**GIVEN INFORMATION**
★ ★ ★ ★ ★

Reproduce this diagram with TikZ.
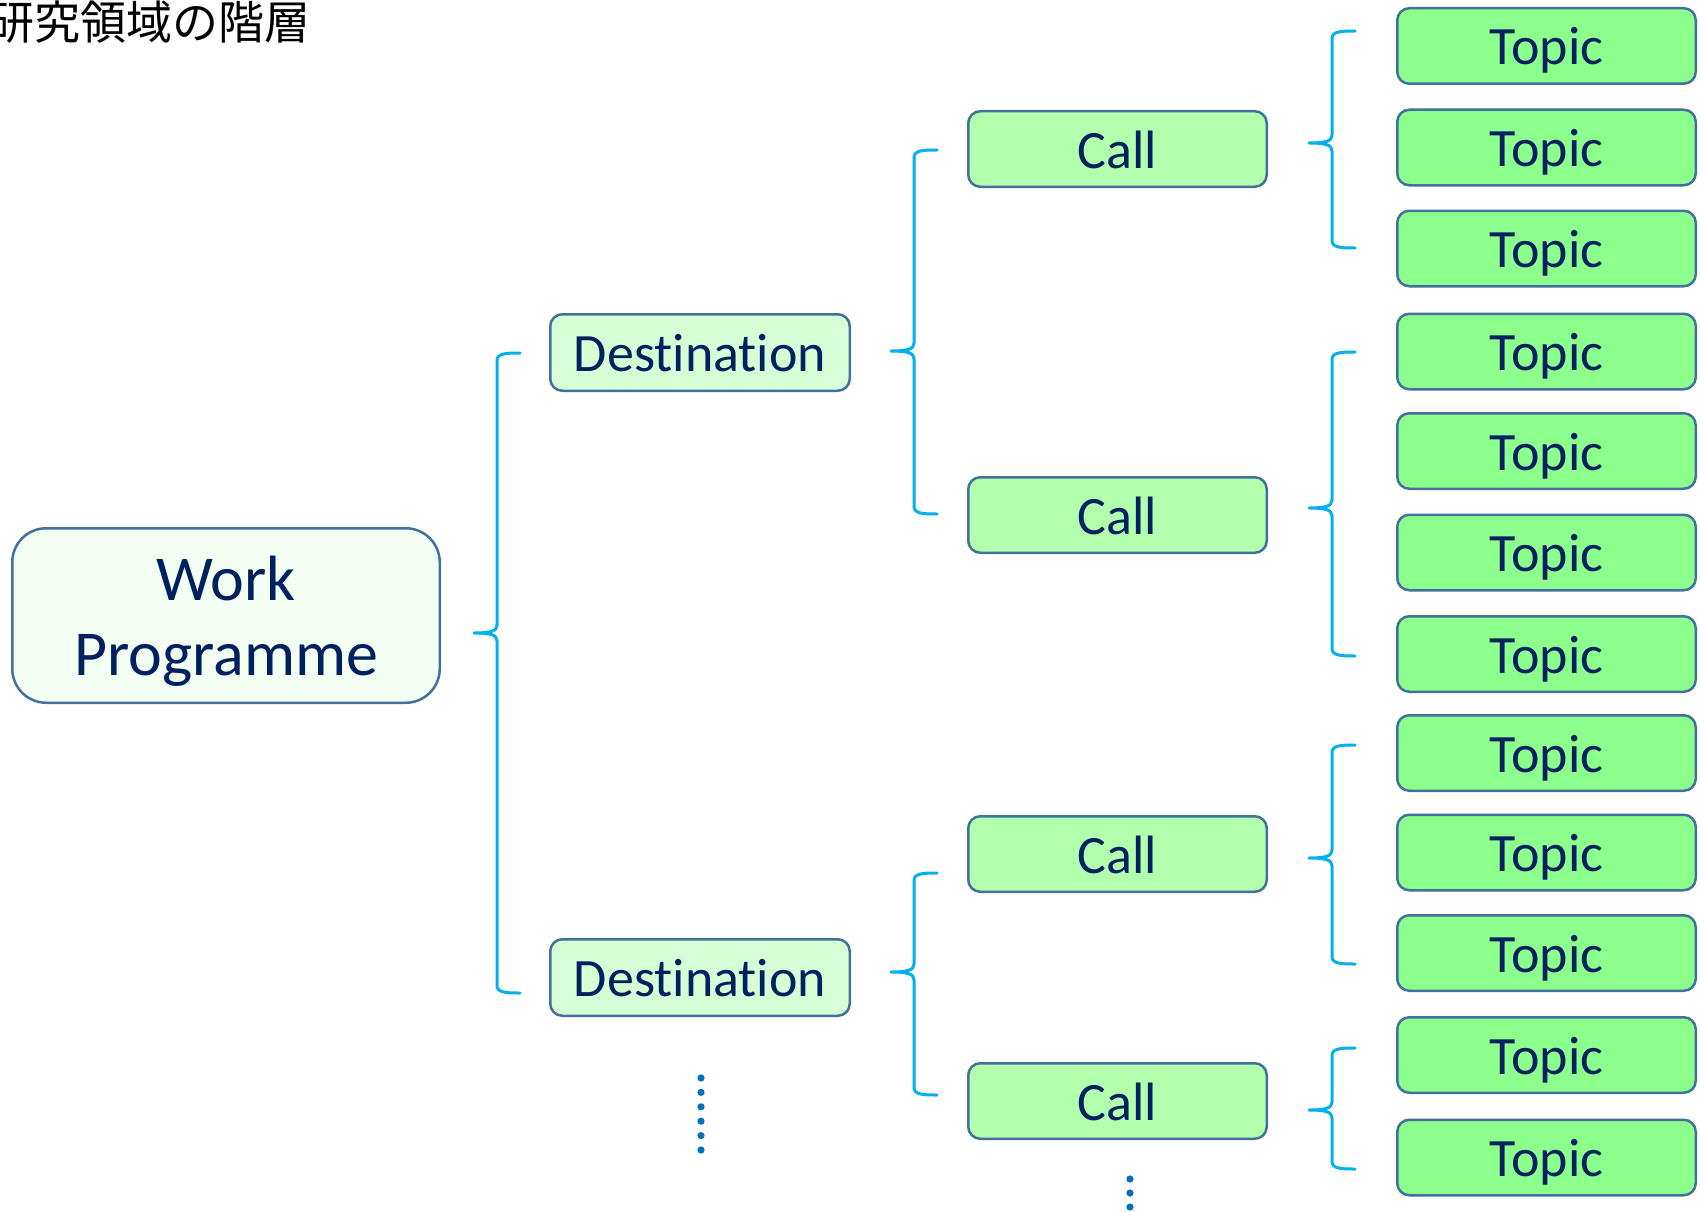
\documentclass[tikz,border=0pt]{standalone}
\usepackage{fontspec}
\setmainfont{Carlito}[Ligatures={NoCommon,NoContextual}]
\newfontfamily\jpfont{Noto Sans CJK JP}
\definecolor{boxline}{HTML}{41719C}
\definecolor{navytext}{HTML}{002060}
\definecolor{bracecol}{HTML}{00B0F0}
\definecolor{dotcol}{HTML}{0070C0}
\definecolor{wpfill}{HTML}{F2FFF2}
\definecolor{destfill}{HTML}{D6FFD6}
\definecolor{callfill}{HTML}{B2FFAE}
\definecolor{topicfill}{HTML}{8CFF8C}
\newcommand{\drawbrace}[4]{%
  \draw[bracestyle] (#1+23,#2) .. controls (#1+6,#2) and (#1,#2+1) .. (#1,#2+8)
    -- (#1,#3-8) .. controls (#1,#3-2) and (#1-6,#3) .. (#1-23,#3)
    .. controls (#1-6,#3) and (#1,#3+2) .. (#1,#3+8)
    -- (#1,#4-8) .. controls (#1,#4-1) and (#1+6,#4) .. (#1+23,#4);}
\begin{document}
\begin{tikzpicture}[x=1pt,y=-1pt,
  basebox/.style={draw=boxline, line width=2.5pt, rounded corners=12pt,
    text=navytext, inner sep=0pt, font=\fontsize{54}{64}\selectfont,
    text height=38pt, text depth=0pt},
  wpbox/.style={draw=boxline, line width=2.5pt, rounded corners=34pt,
    fill=wpfill, text=navytext, inner sep=0pt, align=center,
    minimum width=427.5pt, minimum height=174.5pt,
    font=\fontsize{64}{75.6}\selectfont},
  destbox/.style={basebox, fill=destfill, minimum width=299.5pt, minimum height=76.5pt},
  callbox/.style={basebox, fill=callfill, minimum width=298.5pt, minimum height=75.5pt},
  topicbox/.style={basebox, fill=topicfill, minimum width=298.5pt, minimum height=75.5pt},
  bracestyle/.style={draw=bracecol, line width=3pt, line cap=round, line join=round},
  titletext/.style={anchor=base west, inner sep=0pt, font=\jpfont\fontsize{46}{54}\selectfont}
]
\useasboundingbox[fill=white] (0,0) rectangle (1700,1212);

\node[titletext] (title) at (-12,40) {研究領域の階層};

\node[wpbox] (wp) at (226,615.5) {\rule{0pt}{44.7pt}\smash{Work}\\\raisebox{0pt}[\height][0pt]{Programme}};

\node[destbox] (d1) at (700,352.5) {Destination};
\node[destbox] (d2) at (700,977.5) {Destination};

\node[callbox] (c1) at (1117.5,149) {Call};
\node[callbox] (c2) at (1117.5,515) {Call};
\node[callbox] (c3) at (1117.5,854) {Call};
\node[callbox] (c4) at (1117.5,1101) {Call};

\foreach \n/\y in {1/46,2/147.5,3/248.5,4/351.5,5/451,6/552.5,7/654,8/753,9/852.5,10/953,11/1055,12/1157.5}
  \node[topicbox] (t\n) at (1546.5,\y) {Topic};

% braces: vertical x, top end, tip, bottom end
\drawbrace{497}{353}{633}{993}
\drawbrace{914}{150}{351}{514}
\drawbrace{914}{873}{972}{1095}
\drawbrace{1332}{31}{143}{248}
\drawbrace{1332}{352}{508}{656}
\drawbrace{1332}{745}{858}{964}
\drawbrace{1332}{1048}{1110}{1169}

% continuation dots
\foreach \i in {0,...,5}
  \fill[dotcol] (701,1078+14.4*\i) circle (3.6pt);
\foreach \i in {0,1,2}
  \fill[dotcol] (1130,1179+14*\i) circle (3.6pt);
\end{tikzpicture}
\end{document}
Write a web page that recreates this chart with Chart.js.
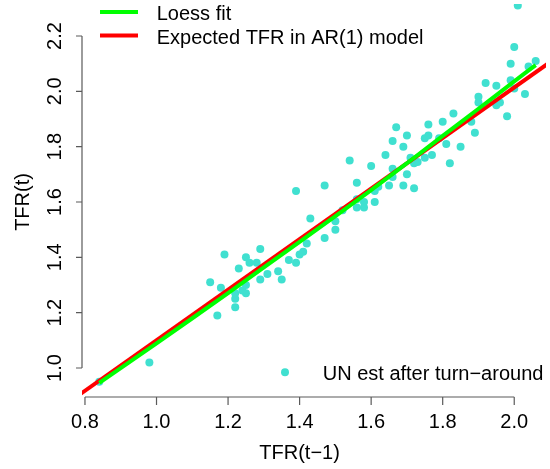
<!DOCTYPE html>
<html>
<head>
<meta charset="utf-8">
<script src="https://cdn.jsdelivr.net/npm/chart.js@4"></script>
<style>
  body { margin: 0; background: #fff; }
  canvas { display: block; }
</style>
</head>
<body>
<canvas id="tfrChart" width="550" height="469"></canvas>
<script>
// TFR(t-1) vs TFR(t), UN estimates after the turn-around
const tfrPrev = [
  0.84, 0.98, 1.15, 1.17, 1.18, 1.19, 1.22, 1.22, 1.22, 1.23,
  1.24, 1.25, 1.25, 1.25, 1.26, 1.28, 1.29, 1.29, 1.31, 1.34,
  1.35, 1.37, 1.39, 1.40, 1.41, 1.42, 1.43, 1.39, 1.47, 1.47,
  1.50, 1.50, 1.52, 1.54, 1.56, 1.56, 1.56, 1.58, 1.58, 1.61,
  1.61, 1.62, 1.60, 1.64, 1.65, 1.66, 1.66, 1.66, 1.67, 1.69,
  1.69, 1.70, 1.70, 1.71, 1.72, 1.72, 1.73, 1.75, 1.75, 1.76,
  1.76, 1.77, 1.79, 1.80, 1.81, 1.82, 1.83, 1.85, 1.88, 1.89,
  1.90, 1.90, 1.92, 1.95, 1.95, 1.96, 1.98, 1.99, 1.99, 2.00,
  2.00, 2.01, 2.03, 2.04, 2.06
];
const tfrNext = [
  0.95, 1.02, 1.31, 1.19, 1.29, 1.41, 1.22, 1.25, 1.27, 1.36,
  1.28, 1.27, 1.30, 1.40, 1.38, 1.38, 1.43, 1.32, 1.34, 1.35,
  1.32, 1.39, 1.38, 1.41, 1.42, 1.45, 1.54, 1.64, 1.47, 1.66,
  1.50, 1.53, 1.57, 1.75, 1.67, 1.58, 1.61, 1.58, 1.60, 1.60,
  1.64, 1.655, 1.73, 1.77, 1.66, 1.69, 1.72, 1.82, 1.87, 1.66,
  1.80, 1.70, 1.84, 1.76, 1.65, 1.74, 1.745, 1.76, 1.83, 1.84,
  1.88, 1.77, 1.83, 1.89, 1.81, 1.74, 1.92, 1.80, 1.89, 1.85,
  1.96, 1.98, 2.03, 2.02, 1.95, 1.96, 1.91, 2.04, 2.10, 2.16,
  2.01, 2.31, 1.99, 2.09, 2.11
];

// loess curve
const loessX = [0.84, 1.0, 1.2, 1.4, 1.6, 1.7, 1.8, 1.9, 2.0, 2.06];
const loessY = [0.946, 1.089, 1.271, 1.456, 1.643, 1.740, 1.839, 1.937, 2.036, 2.095];

// expected TFR in AR(1) model (straight line)
const arX = [0.75, 2.15];
const arY = [0.872, 2.151];

const xTicks = [0.8, 1.0, 1.2, 1.4, 1.6, 1.8, 2.0];
const yTicks = [1.0, 1.2, 1.4, 1.6, 1.8, 2.0, 2.2];

const FONT = "20px 'Liberation Sans', Arial, Helvetica, sans-serif";

// R-style axes, titles and legends
const rStyle = {
  id: "rStyle",
  afterDraw(chart) {
    const { ctx, chartArea, scales } = chart;
    const xs = scales.x;
    const ys = scales.y;
    const bottom = chartArea.bottom;
    const left = chartArea.left;
    ctx.save();
    ctx.strokeStyle = "#5a5a5a";
    ctx.lineWidth = 1.2;
    ctx.fillStyle = "#000";
    ctx.font = FONT;

    // x axis
    const x0 = xs.getPixelForValue(xTicks[0]);
    const x1 = xs.getPixelForValue(xTicks[xTicks.length - 1]);
    ctx.beginPath();
    ctx.moveTo(x0, bottom);
    ctx.lineTo(x1, bottom);
    xTicks.forEach((v) => {
      const px = xs.getPixelForValue(v);
      ctx.moveTo(px, bottom);
      ctx.lineTo(px, bottom + 8);
    });
    ctx.stroke();
    ctx.textAlign = "center";
    ctx.textBaseline = "alphabetic";
    xTicks.forEach((v) => {
      ctx.fillText(v.toFixed(1), xs.getPixelForValue(v), bottom + 30.5);
    });
    ctx.fillText("TFR(t\u22121)", (x0 + x1) / 2, bottom + 62);

    // y axis
    const y0 = ys.getPixelForValue(yTicks[0]);
    const y1 = ys.getPixelForValue(yTicks[yTicks.length - 1]);
    ctx.beginPath();
    ctx.moveTo(left, y0);
    ctx.lineTo(left, y1);
    yTicks.forEach((v) => {
      const py = ys.getPixelForValue(v);
      ctx.moveTo(left, py);
      ctx.lineTo(left - 6, py);
    });
    ctx.stroke();
    yTicks.forEach((v) => {
      ctx.save();
      ctx.translate(61, ys.getPixelForValue(v));
      ctx.rotate(-Math.PI / 2);
      ctx.fillText(v.toFixed(1), 0, 0);
      ctx.restore();
    });
    ctx.save();
    ctx.translate(29.3, (y0 + y1) / 2);
    ctx.rotate(-Math.PI / 2);
    ctx.fillText("TFR(t)", 0, 0);
    ctx.restore();

    // top-left legend (lines)
    const ds = chart.data.datasets;
    ctx.textAlign = "left";
    [[ds[0], 12, 19.5], [ds[1], 35.5, 44]].forEach(([d, ly, by]) => {
      ctx.strokeStyle = d.borderColor;
      ctx.lineWidth = 4;
      ctx.beginPath();
      ctx.moveTo(100, ly);
      ctx.lineTo(138, ly);
      ctx.stroke();
      ctx.fillText(d.label, 156.7, by);
    });

    // bottom-right legend (points)
    ctx.fillStyle = ds[2].backgroundColor;
    ctx.beginPath();
    ctx.arc(285, 372.3, 4, 0, Math.PI * 2);
    ctx.fill();
    ctx.fillStyle = "#000";
    ctx.fillText(ds[2].label, 322.7, 380);
    ctx.restore();
  },
};

const ctx = document.getElementById("tfrChart").getContext("2d");
const tfrChart = new Chart(ctx, {
  type: "scatter",
  data: {
    datasets: [
      {
        label: "Loess fit",
        type: "line",
        data: loessX.map((x, i) => ({ x: x, y: loessY[i] })),
        borderColor: "#00ff00",
        borderWidth: 4,
        pointRadius: 0,
        tension: 0.3,
        fill: false,
        order: 0,
      },
      {
        label: "Expected TFR in AR(1) model",
        type: "line",
        data: arX.map((x, i) => ({ x: x, y: arY[i] })),
        borderColor: "#ff0000",
        borderWidth: 4,
        pointRadius: 0,
        fill: false,
        order: 1,
      },
      {
        label: "UN est after turn\u2212around",
        data: tfrPrev.map((x, i) => ({ x: x, y: tfrNext[i] })),
        backgroundColor: "#40e0d0",
        borderWidth: 0,
        pointRadius: 4,
        pointHoverRadius: 4,
        order: 2,
      },
    ],
  },
  options: {
    responsive: false,
    animation: false,
    events: [],
    layout: {
      padding: { left: 82, right: 0, top: 0, bottom: 72 },
    },
    scales: {
      x: { type: "linear", display: false, min: 0.7917, max: 2.0888 },
      y: { type: "linear", display: false, min: 0.8952, max: 2.3156 },
    },
    plugins: {
      legend: { display: false },
      tooltip: { enabled: false },
    },
  },
  plugins: [rStyle],
});
</script>
</body>
</html>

★ ★ ★ ★ ★

**GIVEN REQUEST**
State how many lines in the records above contain the word "with", giving only the number.

**WORKED SOLUTION**
2